Pour­tant, la ques­tion est bien de savoir est-ce que le pré­sident Macron peut aller jusqu’au bout en accu­mu­lant les injus­tices sociales avec l’argument qu’il aurait les pleins pou­voirs que lui auraient offerts son élection.

Dans son ouvrage datant déjà de 1999, « La tyran­nie de la com­mu­ni­ca­tion », Igna­cio Ramo­net reprend les pro­pos de Serge Hali­mi pour qua­li­fier le monde média­tique : « Les médias fran­çais se pro­clament contre-pou­voir. Mais la presse écrite et audio­vi­suelle est domi­née par un jour­na­lisme de révé­rence, par des groupes indus­triels et finan­ciers, par une pen­sée de mar­ché, par des réseaux de conni­vence. Un petit groupe de jour­na­listes omni­pré­sents impose sa défi­ni­tion de l’information-marchandise à une pro­fes­sion de plus en plus fra­gi­li­sée par la crainte du chô­mage. Ils servent les inté­rêts des maîtres du monde. Ils sont les nou­veaux chiens de garde ».

Cette situa­tion s’est dra­ma­ti­que­ment aggra­vée 19 ans plus tard. L’uniformité de l’information est totale dans les grands médias. Ain­si, quand on lit dans le jour­nal L’Alsace que « la grève à la SNCF s’essouffle », un mil­lion d’habitants de l’Est et du Sud-est de la France liront cette infor­ma­tion qui n’en est pas une : c’est un par­ti-pris pour ten­ter de dis­qua­li­fier les syndicats.

Ils se sont donc tous trom­pés quant aux résul­tats de la consul­ta­tion à Air France ; après NOUS avoir trom­pé ! Année après année, les médias et avec eux, (injus­te­ment pour la plu­part) des jour­na­listes perdent la confiance de ceux à qui ils veulent dic­ter la manière de pen­ser et de se conduire.

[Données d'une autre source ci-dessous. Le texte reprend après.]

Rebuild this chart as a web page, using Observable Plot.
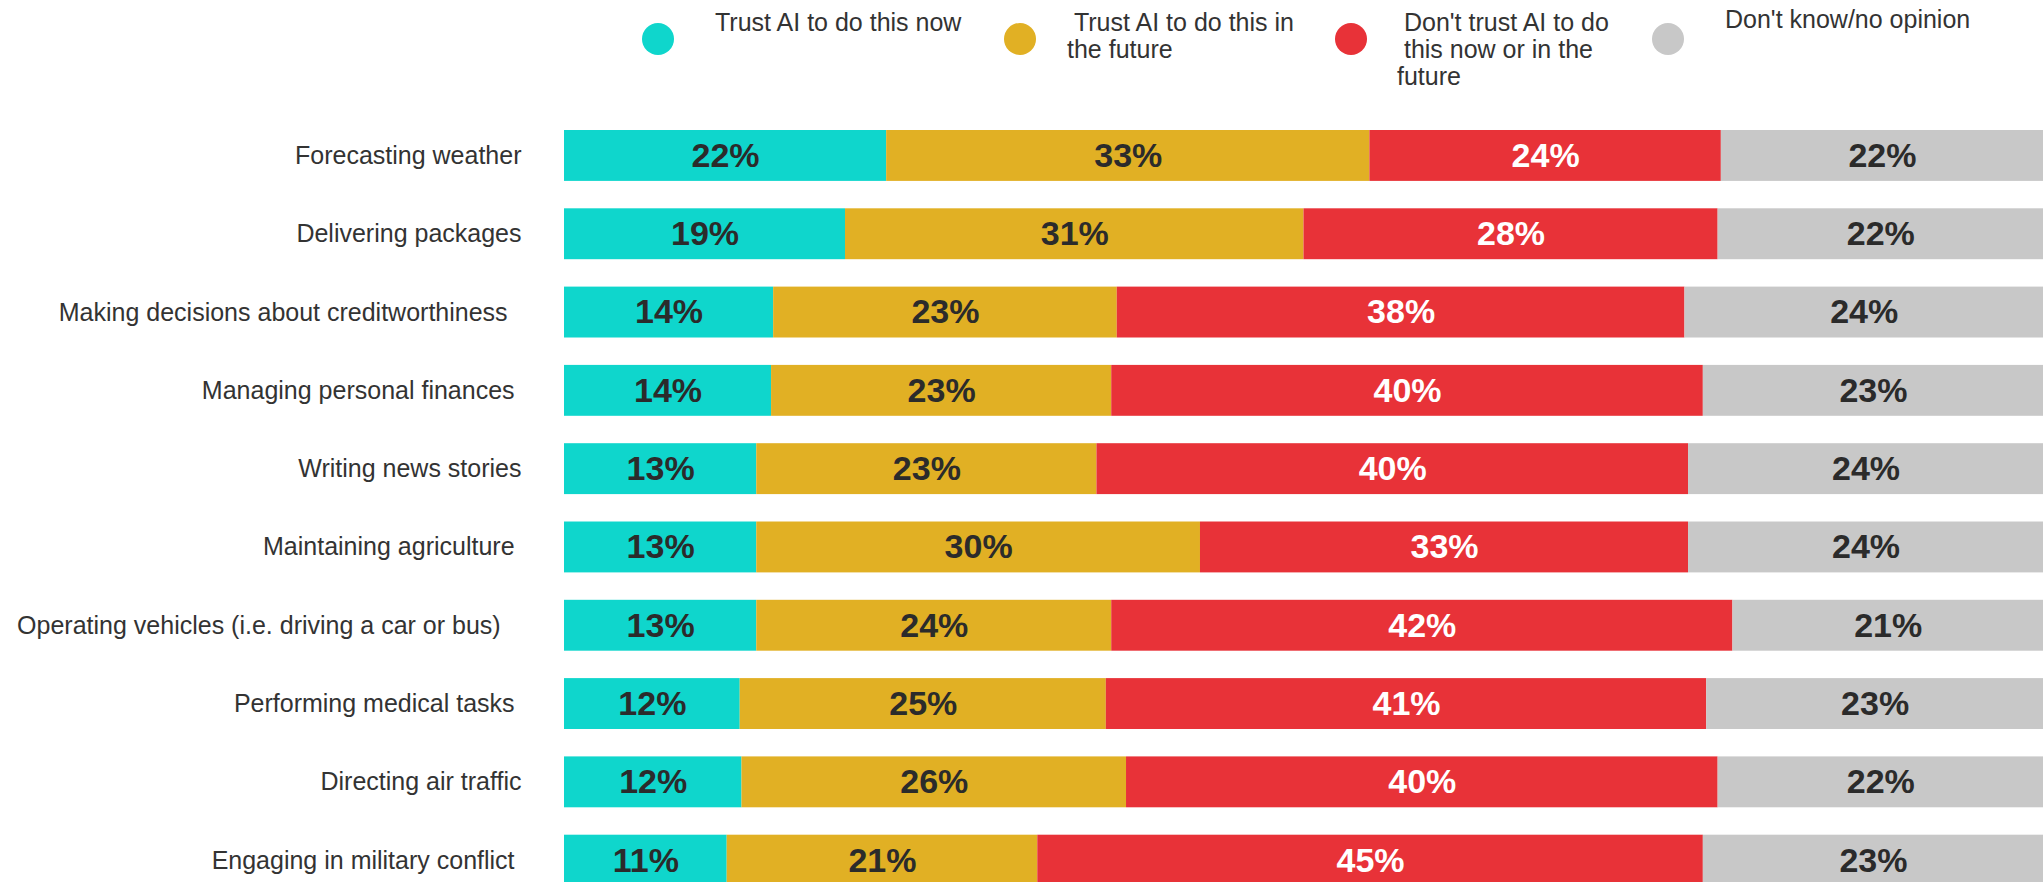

La créa­tion régu­lière d’une nou­velle presse, indé­pen­dante, alter­na­tive, libre tout sim­ple­ment, per­met de jeter un autre œil sur le monde : mais cette presse est encore bien faible face au neuf mil­liar­daires qui contrôlent les médias fran­çais. Dont pour­tant la toute-puis­sance ne per­met pas d’être le direc­teur de conscience des citoyens : enfin une rai­son d’espérer.